Oscar celebrates his 90th birthday in Hollywood

Oscar celebrates his 90th birthday in Hollywood Gary Oldman as Winston Churchill in Darkest Hour.

The 90th anniversary of the Oscar ceremonies is being held this year in the Dolby Theatre, Los Angeles on March 4. Sadly, the possibility that home favourite Saoirse Ronan will reprise her Golden Globe victory for Lady Bird has been ruled out by the bookies. They make Frances McDormand the hot favourite for Three Billboards in Ebbing, Missouri. It’s Saoirse’s third nomination after Brooklyn and Atonement.

Equally hot favourite in the Best Actor category is Gary Oldman for Darkest Hour. The Best Film is likely to be The Shape of Water but Three Billboards isn’t too far behind it in the betting stakes.

Why is it not automatic that the Best Director award be given to whatever wins Best Film? This is something I address in my book And the Loser is, which has just been published by Vernon Press. I subtitled it “A History of Oscar Oversights”. There’s never been a year when I didn’t feel some contender wasn’t unfairly passed over.

A number of extraneous factors usually impinge on the eventual decisions. Some of the voters, I believe, haven’t even seen the films they’re voting on.

The off-screen popularity of a star is also a factor. Or events going on in their lives that have absolutely nothing to do with the film in question. Sometimes I think the Globes or the Cannes Film Festival are better barometers of real entitlement than the Oscars.

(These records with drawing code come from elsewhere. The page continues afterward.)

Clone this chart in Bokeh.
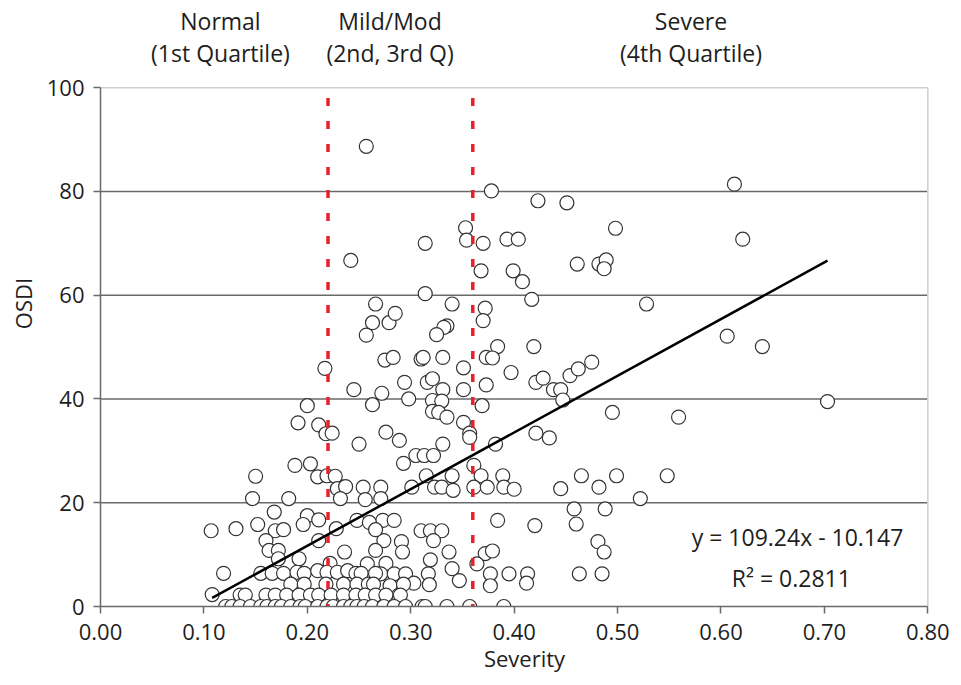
from bokeh.plotting import figure
from bokeh.models import Label, FixedTicker, NumeralTickFormatter, ColumnDataSource
from bokeh.embed import file_html
from bokeh.resources import INLINE

# ---- data ----
severity = [
    0.257, 0.242, 0.266, 0.263, 0.279, 0.257, 0.275, 0.283, 0.378, 0.423,
    0.451, 0.613, 0.498, 0.621, 0.353, 0.354, 0.314, 0.370, 0.393, 0.404,
    0.368, 0.399, 0.408, 0.461, 0.482, 0.489, 0.487, 0.314, 0.340, 0.372,
    0.370, 0.417, 0.528, 0.285, 0.335, 0.332, 0.325, 0.606, 0.640, 0.419,
    0.384, 0.310, 0.312, 0.331, 0.373, 0.379, 0.351, 0.397, 0.421, 0.428,
    0.454, 0.462, 0.475, 0.294, 0.316, 0.321, 0.331, 0.351, 0.373, 0.272,
    0.298, 0.321, 0.330, 0.321, 0.327, 0.335, 0.351, 0.369, 0.438, 0.445,
    0.447, 0.703, 0.495, 0.559, 0.276, 0.289, 0.331, 0.357, 0.357, 0.382,
    0.421, 0.434, 0.305, 0.313, 0.322, 0.293, 0.361, 0.315, 0.340, 0.368,
    0.389, 0.465, 0.499, 0.548, 0.271, 0.301, 0.323, 0.330, 0.341, 0.361,
    0.374, 0.390, 0.400, 0.234, 0.254, 0.445, 0.482, 0.522, 0.458, 0.488,
    0.273, 0.284, 0.384, 0.420, 0.460, 0.310, 0.319, 0.330, 0.322, 0.274,
    0.291, 0.292, 0.337, 0.319, 0.372, 0.379, 0.364, 0.481, 0.487, 0.276,
    0.340, 0.271, 0.284, 0.295, 0.317, 0.377, 0.395, 0.413, 0.463, 0.485,
    0.347, 0.318, 0.377, 0.412, 0.280, 0.303, 0.288,
    0.217, 0.245, 0.200, 0.191, 0.211, 0.218, 0.224, 0.263, 0.250, 0.188,
    0.203, 0.150, 0.210, 0.219, 0.227, 0.229, 0.237, 0.147, 0.182, 0.232,
    0.256, 0.271, 0.168, 0.200, 0.211, 0.196, 0.107, 0.131, 0.152, 0.169,
    0.177, 0.228, 0.248, 0.260, 0.266, 0.160, 0.211, 0.163, 0.172, 0.236,
    0.266, 0.192, 0.172, 0.222, 0.258,
    0.119, 0.155, 0.166, 0.177, 0.190, 0.197, 0.210, 0.219, 0.229, 0.239,
    0.247, 0.252, 0.266,
    0.184, 0.197, 0.218, 0.235, 0.248, 0.259, 0.264, 0.293,
    0.108, 0.135, 0.140, 0.160, 0.169, 0.180, 0.192, 0.203, 0.211, 0.223,
    0.235, 0.247, 0.256, 0.266, 0.276, 0.290,
    0.121, 0.127, 0.135, 0.145, 0.155, 0.161, 0.169, 0.175, 0.184, 0.193,
    0.198, 0.210, 0.219, 0.225, 0.235, 0.242, 0.248, 0.255, 0.263, 0.274,
    0.284, 0.295, 0.311, 0.314, 0.335, 0.357, 0.390,
]
osdi = [
    88.7, 66.7, 58.3, 54.7, 54.7, 52.3, 47.5, 48.0, 80.1, 78.2,
    77.8, 81.4, 72.9, 70.8, 73.0, 70.6, 70.0, 70.0, 70.8, 70.8,
    64.7, 64.7, 62.6, 66.0, 66.0, 66.8, 65.1, 60.3, 58.3, 57.5,
    55.1, 59.2, 58.3, 56.5, 54.1, 53.8, 52.4, 52.1, 50.1, 50.1,
    50.1, 47.7, 48.0, 48.0, 48.0, 47.9, 46.0, 45.1, 43.2, 44.0,
    44.5, 45.8, 47.1, 43.2, 43.2, 43.9, 41.8, 41.8, 42.7, 41.1,
    40.0, 39.7, 39.6, 37.6, 37.4, 36.5, 35.5, 38.7, 41.8, 41.8,
    39.8, 39.5, 37.4, 36.5, 33.6, 32.0, 31.3, 33.4, 32.6, 31.3,
    33.4, 32.5, 29.1, 29.1, 29.1, 27.6, 27.2, 25.2, 25.2, 25.2,
    25.2, 25.2, 25.2, 25.2, 23.0, 23.0, 23.0, 23.0, 22.4, 23.0,
    23.0, 23.0, 22.6, 23.0, 23.0, 22.7, 23.0, 20.8, 18.8, 18.8,
    16.6, 16.6, 16.6, 15.6, 15.9, 14.6, 14.6, 14.6, 12.7, 12.7,
    12.5, 10.5, 10.5, 9.0, 10.2, 10.7, 8.2, 12.5, 10.5, 8.3,
    7.3, 6.3, 6.3, 6.3, 6.3, 6.3, 6.3, 6.3, 6.3, 6.3,
    5.0, 4.2, 4.0, 4.5, 4.0, 4.5, 2.1,
    45.9, 41.8, 38.7, 35.4, 35.0, 33.3, 33.4, 38.9, 31.3, 27.2,
    27.5, 25.1, 25.0, 25.2, 25.1, 22.7, 23.1, 20.8, 20.8, 20.8,
    20.6, 20.8, 18.2, 17.5, 16.7, 15.8, 14.6, 15.0, 15.8, 14.6,
    14.8, 15.0, 16.6, 16.2, 14.8, 12.7, 12.7, 10.8, 10.8, 10.5,
    10.8, 9.2, 9.2, 8.3, 8.2,
    6.4, 6.4, 6.4, 6.4, 6.6, 6.4, 6.9, 6.6, 6.6, 6.9,
    6.4, 6.4, 6.4,
    4.3, 4.3, 4.3, 4.3, 4.3, 4.3, 4.3, 4.3,
    2.3, 2.2, 2.2, 2.2, 2.2, 2.2, 2.2, 2.2, 2.2, 2.2,
    2.2, 2.2, 2.2, 2.2, 2.2, 2.2,
    0.0, 0.0, 0.0, 0.0, 0.0, 0.0, 0.0, 0.0, 0.0, 0.0,
    0.0, 0.0, 0.0, 0.0, 0.0, 0.0, 0.0, 0.0, 0.0, 0.0,
    0.0, 0.0, 0.0, 0.0, 0.0, 0.0, 0.0,
]

fit_slope = 109.24
fit_intercept = -10.147
fit_x = [0.108, 0.703]
fit_text = "y = 109.24x - 10.147"
r2_text = "R\u00b2 = 0.2811"

cutoffs = [0.22, 0.36]
cutoff_top = 98

group_names = ["Normal", "Mild/Mod", "Severe"]
group_subs = ["(1st Quartile)", "(2nd, 3rd Q)", "(4th Quartile)"]
group_centers = [0.116, 0.280, 0.571]

x_min, x_max = 0.0, 0.8
y_min, y_max = 0, 100
x_ticks = [0.0, 0.1, 0.2, 0.3, 0.4, 0.5, 0.6, 0.7, 0.8]
y_ticks = [0, 20, 40, 60, 80, 100]
y_grid = [20, 40, 60, 80]

FONT = "Open Sans"
TXT = "#1e1e1e"
AX = "#6a6a6a"

# frame extends above y=100 (room for the group headers) and a little right of 0.8
p = figure(width=961, height=685, x_range=(0, 0.82), y_range=(0, 116.8),
           output_backend="svg", toolbar_location=None,
           min_border_left=100, min_border_right=13,
           min_border_top=0, min_border_bottom=79)
p.background_fill_color = "white"
p.border_fill_color = "white"
p.outline_line_color = None
p.xgrid.visible = False
p.ygrid.visible = False

# horizontal grid lines and light box edges
n = len(y_grid)
p.segment(x0=[x_min] * n, y0=y_grid, x1=[x_max] * n, y1=y_grid,
          line_color=AX, line_width=1.5)
p.segment(x0=[x_min, x_max], y0=[y_max, y_min], x1=[x_max, x_max], y1=[y_max, y_max],
          line_color="#cfcfcf", line_width=1.5)

for ax in (p.xaxis[0], p.yaxis[0]):
    ax.axis_line_color = AX
    ax.axis_line_width = 1.5
    ax.major_tick_line_color = AX
    ax.major_tick_line_width = 1.5
    ax.major_tick_in = 0
    ax.major_tick_out = 7
    ax.minor_tick_line_color = None
    ax.major_label_text_font = FONT
    ax.major_label_text_font_size = "22px"
    ax.major_label_text_color = TXT
    ax.axis_label_text_font = FONT
    ax.axis_label_text_font_size = "22px"
    ax.axis_label_text_font_style = "normal"
    ax.axis_label_text_color = TXT

p.xaxis.bounds = (x_min, x_max)
p.xaxis.ticker = FixedTicker(ticks=x_ticks)
p.xaxis.formatter = NumeralTickFormatter(format="0.00")
p.xaxis.major_label_standoff = 10
p.xaxis.axis_label = "Severity"
p.xaxis.axis_label_standoff = 0

p.yaxis.bounds = (y_min, y_max)
p.yaxis.ticker = FixedTicker(ticks=y_ticks)
p.yaxis.major_label_standoff = 9
p.yaxis.axis_label = "OSDI"
p.yaxis.axis_label_standoff = 6

src = ColumnDataSource(data=dict(x=severity, y=osdi))
p.scatter("x", "y", source=src, size=14, marker="circle",
          fill_color="white", line_color="#333333", line_width=1.2)

p.segment(x0=cutoffs, y0=[cutoff_top] * len(cutoffs), x1=cutoffs, y1=[0] * len(cutoffs),
          line_color="#e8202a", line_width=3.5, line_dash="8 15")

fit_y = [fit_slope * v + fit_intercept for v in fit_x]
p.line(fit_x, fit_y, line_color="black", line_width=2.5)

for name, sub, cx in zip(group_names, group_subs, group_centers):
    p.add_layout(Label(x=cx, y=112.9, text=name, text_align="center",
                       text_baseline="middle", text_font=FONT,
                       text_font_size="23px", text_color=TXT))
    p.add_layout(Label(x=cx, y=106.6, text=sub, text_align="center",
                       text_baseline="middle", text_font=FONT,
                       text_font_size="23px", text_color=TXT))

p.add_layout(Label(x=0.674, y=13.3, text=fit_text, text_align="center",
                   text_baseline="middle", text_font=FONT,
                   text_font_size="23px", text_color=TXT))
p.add_layout(Label(x=0.668, y=5.4, text=r2_text, text_align="center",
                   text_baseline="middle", text_font=FONT,
                   text_font_size="23px", text_color=TXT))

open("out.html", "w").write(file_html(p, INLINE))
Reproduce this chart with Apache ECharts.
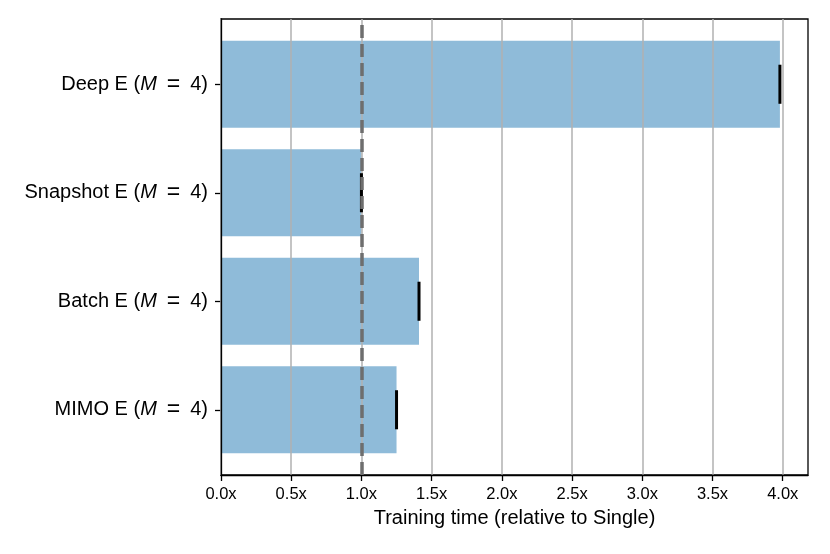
<!DOCTYPE html>
<html>
<head>
<meta charset="utf-8">
<script src="https://cdn.jsdelivr.net/npm/echarts@6/dist/echarts.min.js"></script>
<style>
  html, body { margin: 0; padding: 0; background: #fff; }
  #chart { width: 830px; height: 554px; }
</style>
</head>
<body>
<div id="chart"></div>
<script>
(function() {
  var myChart = echarts.init(document.getElementById('chart'));

  // data
  var methods = ['Deep E', 'Snapshot E', 'Batch E', 'MIMO E'];
  var ensembleSize = [4, 4, 4, 4];
  var trainTime = [3.98, 1.00, 1.41, 1.25];
  var xTicks = [0, 0.5, 1.0, 1.5, 2.0, 2.5, 3.0, 3.5, 4.0];
  var singleRef = 1.0;

  var errData = trainTime.map(function(v, i) { return [v, i]; });

  var font = 'Liberation Sans, Arial, Helvetica, sans-serif';

  var option = {
    animation: false,
    backgroundColor: '#fff',
    grid: [
      // outer frame (matplotlib axes box)
      {left: 221, right: 22, top: 19, bottom: 79, show: true,
       borderColor: '#000', borderWidth: 1.3, backgroundColor: 'transparent'},
      // inner grid holding the category bands (ylim -0.6 .. 3.6)
      {left: 221, right: 22, top: 30, bottom: 90}
    ],
    xAxis: [
      {
        type: 'value', gridIndex: 0, min: 0, max: 4.18, z: 3,
        name: 'Training time (relative to Single)',
        nameLocation: 'middle', nameGap: 33,
        nameTextStyle: {fontFamily: font, fontSize: 20, color: '#000'},
        axisLine: {show: true, lineStyle: {color: '#000', width: 1.3}},
        axisTick: {show: true, length: 6, customValues: xTicks,
                   lineStyle: {color: '#000', width: 1.3}},
        axisLabel: {customValues: xTicks, margin: 11, fontFamily: font,
                    fontSize: 16.5, color: '#000',
                    formatter: function(v) { return v.toFixed(1) + 'x'; }},
        splitLine: {show: true, lineStyle: {color: '#b0b0b0', width: 1.5}}
      },
      {
        type: 'value', gridIndex: 1, min: 0, max: 4.18, show: false
      }
    ],
    yAxis: [
      {
        type: 'value', gridIndex: 0, min: 0, max: 1, z: 10,
        axisLine: {show: true, lineStyle: {color: '#000', width: 1.3}},
        axisTick: {show: false}, axisLabel: {show: false}, splitLine: {show: false}
      },
      {
        type: 'category', gridIndex: 1, inverse: true, data: methods,
        axisLine: {show: false},
        axisTick: {show: true, alignWithLabel: true, length: 6,
                   lineStyle: {color: '#000', width: 1.3}},
        axisLabel: {
          margin: 13, fontFamily: font, fontSize: 20, color: '#000',
          formatter: function(v, i) {
            return '{t|' + v + ' (}{m|M}{e|=}{t|' + ensembleSize[i] + ')}';
          },
          rich: {
            t: {fontFamily: font, fontSize: 20, color: '#000'},
            m: {fontFamily: font, fontSize: 20, fontStyle: 'italic', color: '#000'},
            e: {fontFamily: font, fontSize: 23, color: '#000', padding: [0, 10, 0, 10]}
          }
        },
        splitLine: {show: false}
      }
    ],
    series: [
      {
        name: 'Training time',
        type: 'bar',
        xAxisIndex: 1, yAxisIndex: 1,
        data: trainTime,
        barWidth: '80%',
        itemStyle: {color: '#8fbbd9'},
        z: 2
      },
      {
        name: 'err',
        type: 'custom',
        xAxisIndex: 1, yAxisIndex: 1,
        data: errData,
        encode: {x: 0, y: 1},
        z: 4,
        renderItem: function(params, api) {
          var c = api.coord([api.value(0), api.value(1)]);
          var h = api.size([0, 1])[1] * 0.18;
          return {
            type: 'line',
            shape: {x1: c[0], y1: c[1] - h, x2: c[0], y2: c[1] + h},
            style: {stroke: '#000', lineWidth: 3}
          };
        }
      },
      {
        name: 'single',
        type: 'line',
        xAxisIndex: 0, yAxisIndex: 0,
        data: [],
        z: 6,
        markLine: {
          silent: true,
          symbol: 'none',
          label: {show: false},
          lineStyle: {color: '#6e6e6e', width: 3.5, type: [13, 6]},
          data: [{xAxis: singleRef}]
        }
      }
    ]
  };
  myChart.setOption(option);
})();
</script>
</body>
</html>
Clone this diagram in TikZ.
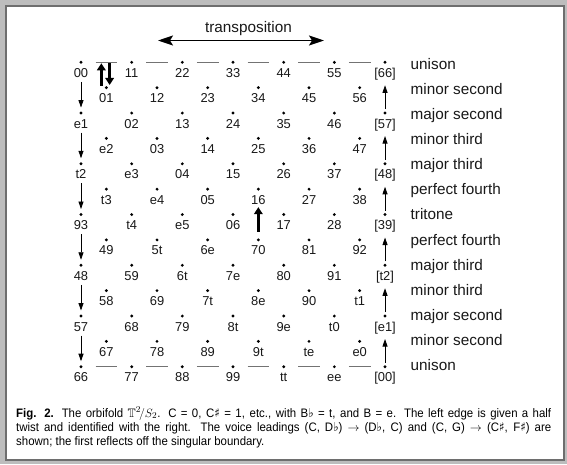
\documentclass[tikz,border=0pt]{standalone}
\usepackage{fontspec}
\usepackage{amssymb}
\setmainfont{Liberation Sans}
\newfontfamily\capfont[FakeStretch=0.93]{Liberation Sans}
\newfontfamily\symfont[FakeStretch=0.93]{DejaVu Sans}
\usetikzlibrary{arrows.meta,calc}
\definecolor{framegray}{HTML}{BDBDBD}
\definecolor{framedark}{HTML}{6E6E6E}
\newcommand{\shp}{{\symfont\char"266F}}
\newcommand{\flt}{{\symfont\char"266D}}
\begin{document}
\begin{tikzpicture}[x=1pt,y=-1pt,
  dot/.style={circle,fill=black,inner sep=0pt,minimum size=3.2pt},
  lab/.style={font=\fontsize{12.9}{14}\selectfont,inner sep=0pt,anchor=base,text=black!90},
  iv/.style={font=\fontsize{15.3}{17}\selectfont,inner sep=0pt,anchor=base west,text=black!90},
  thinarr/.style={line width=0.8pt,-{Triangle[width=5pt,length=7.5pt]}},
  boldarr/.style={line width=2.7pt,-{Triangle[width=8.5pt,length=7pt]}},
  dashseg/.style={black!55,line width=1pt}]
\useasboundingbox (0,0) rectangle (567,464);
\fill[framegray] (0,0) rectangle (567,464);
\draw[framedark,line width=2pt,fill=white] (6,6) rectangle (563.5,459.5);

% grid
\foreach \r/\lst in {
  0/{00,11,22,33,44,55,[66]},
  1/{01,12,23,34,45,56},
  2/{e1,02,13,24,35,46,[57]},
  3/{e2,03,14,25,36,47},
  4/{t2,e3,04,15,26,37,[48]},
  5/{t3,e4,05,16,27,38},
  6/{93,t4,e5,06,17,28,[39]},
  7/{49,5t,6e,70,81,92},
  8/{48,59,6t,7e,80,91,[t2]},
  9/{58,69,7t,8e,90,t1},
  10/{57,68,79,8t,9e,t0,[e1]},
  11/{67,78,89,9t,te,e0},
  12/{66,77,88,99,tt,ee,[00]}}{
  \pgfmathsetmacro\yy{62.3+25.37*\r}
  \pgfmathsetmacro\off{mod(\r,2)*0.5}
  \foreach \t [count=\i from 0] in \lst {
    \pgfmathsetmacro\xx{81+50.67*(\i+\off)}
    \node[dot] (d\r-\i) at (\xx,\yy) {};
    \node[lab] (l\r-\i) at (\xx,\yy+15) {\t};
  }
}

% dashed boundary
\foreach \r in {0,12}{
  \foreach \i [evaluate=\i as \j using int(\i+1)] in {0,...,5}{
    \draw[dashseg] ([xshift=14.5pt]d\r-\i.center) -- ([xshift=-14.5pt]d\r-\j.center);
  }
}

% left and right identification arrows
\foreach \r [evaluate=\r as \n using int(\r+2)] in {0,2,4,6,8,10}{
  \draw[thinarr] ($(l\r-0.base)+(0,4.5)$) -- ($(d\n-0)+(0,-5.5)$);
  \draw[thinarr] ($(d\n-6)+(0,-4)$) -- ($(l\r-6.base)+(0,8)$);
}

% voice leadings
\draw[boldarr] ($(d1-0)+(-5,-1.7)$) -- ($(d1-0)+(-5,-24.4)$);
\draw[boldarr] ($(d1-0)+(3.3,-24.4)$) -- ($(d1-0)+(3.3,-2.7)$);
\draw[boldarr] ($(d7-3)+(0,-8)$) -- ($(l5-3.base)+(0,3)$);

% transposition
\node[iv,anchor=base] (tr) at (248.5,32.5) {transposition};
\coordinate (tl) at (158,40.5);
\coordinate (tr2) at (324,40.5);
\draw[line width=1.8pt,{Stealth[width=10pt,length=15pt,inset=3pt]}-{Stealth[width=10pt,length=15pt,inset=3pt]}] (tl) -- (tr2);

% interval names
\foreach \r/\t in {0/unison,1/minor second,2/major second,3/minor third,4/major third,
  5/perfect fourth,6/tritone,7/perfect fourth,8/major third,9/minor third,
  10/major second,11/minor second,12/unison}{
  \node[iv] (iv\r) at (410.5,69.3+25.1*\r) {\t};
}

% caption
\tikzset{capt/.style={anchor=base west,inner sep=0pt,font=\capfont\fontsize{12.3}{13}\selectfont}}
\node[capt] (cap1) at (16,417) {\makebox[535pt][s]{\textbf{Fig. 2.} The orbifold $\mathbb{T}^2\!/S_2$. C = 0, C\shp{} = 1, etc., with B\flt{} = t, and B = e. The left edge is given a half}};
\node[capt] (cap2) at (16,431) {\makebox[535pt][s]{twist and identified with the right. The voice leadings (C, D\flt) $\rightarrow$ (D\flt, C) and (C, G) $\rightarrow$ (C\shp, F\shp) are}};
\node[capt] (cap3) at (16,445) {shown; the first reflects off the singular boundary.};
\end{tikzpicture}
\end{document}
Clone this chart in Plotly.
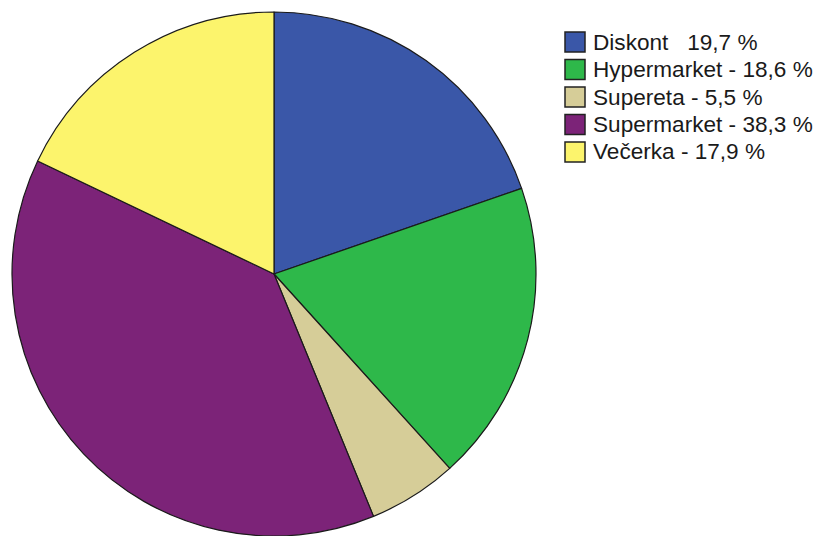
import plotly.graph_objects as go

# Shop types and their share of respondents (%)
categories = ["Diskont", "Hypermarket", "Supereta", "Supermarket", "Večerka"]
shares = [19.7, 18.6, 5.5, 38.3, 17.9]
legend_labels = [
    "Diskont\u00a0\u00a0\u00a019,7 %",
    "Hypermarket - 18,6 %",
    "Supereta - 5,5 %",
    "Supermarket - 38,3 %",
    "Večerka - 17,9 %",
]
colors = ["#3A57A8", "#2EB84A", "#D6CD98", "#7C2378", "#FCF46C"]

W, H = 816, 536

fig = go.Figure(
    go.Pie(
        labels=categories,
        values=shares,
        sort=False,
        direction="clockwise",
        rotation=0,
        marker=dict(colors=colors, line=dict(color="#1a1a1a", width=1.2)),
        textinfo="none",
        hoverinfo="label+percent",
        showlegend=False,
        domain=dict(x=[11 / W, 537 / W], y=[0, 524 / H]),
    )
)

# Legend drawn as swatches + text on the right
x0, y_first, step, box = 565, 42, 27.5, 20
shapes, annotations = [], []
for i, (lab, col) in enumerate(zip(legend_labels, colors)):
    yc = y_first + i * step
    shapes.append(dict(
        type="rect", xref="paper", yref="paper",
        x0=x0 / W, x1=(x0 + box) / W,
        y0=1 - (yc - box / 2) / H, y1=1 - (yc + box / 2) / H,
        fillcolor=col, line=dict(color="#222222", width=1.5),
    ))
    annotations.append(dict(
        xref="paper", yref="paper", x=(x0 + box + 6) / W, y=1 - yc / H,
        xanchor="left", yanchor="middle", showarrow=False,
        text=lab, font=dict(family="Liberation Sans, Arial, sans-serif", size=22.6, color="#1a1a1a"),
    ))

fig.update_layout(
    width=W, height=H,
    margin=dict(l=0, r=0, t=0, b=0),
    paper_bgcolor="white", plot_bgcolor="white",
    shapes=shapes, annotations=annotations,
)

fig.write_html("out.html")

Sometimes people win because they’ve been unsuccessfully nominated before and are given a compensatory award to make up for the lapse. It usually happens to veterans, where the award can double as a kind of Life Achievement citation.

Long
 knives

Gary Oldman (old man?) falls into that category and so does Frances McDormand to an extent. A more pertinent side issue with McDormand is the fact that she’s playing a strong woman fighting the system, something Hollywood will applaud as the long knives continue to come out for Harvey Weinstein and women campaign for a more equitable industry.

Humphrey Bogart liked to say, “The part creates the Oscar.” He believed the only way one could have a truly objective decision was if every nominee played the same role.

This would obviously be impossible from a logistical point of view but it’s an interesting way of looking at it.

If one plays a dysfunctional character, one’s chances of winning seem to be amplified. Likewise if a character has a physical disability, like Daniel Day-Lewis (also a nominee for Best Actor this year for Phantom Thread) in My Left Foot, or the blind Al Pacino in Scent of a Woman, his chances are enhanced. That’s not to say these people weren’t deserving winners; merely that their odds were shortened because of their circumstances.

Last year there was the muddle of all muddles when Faye Dunaway read out the wrong name for Best Film. Heads rolled at Price Waterhouse, the firm responsible for the envelope mix-up, after the cringe-inducing incident.

You can bet your boots that won’t happen again.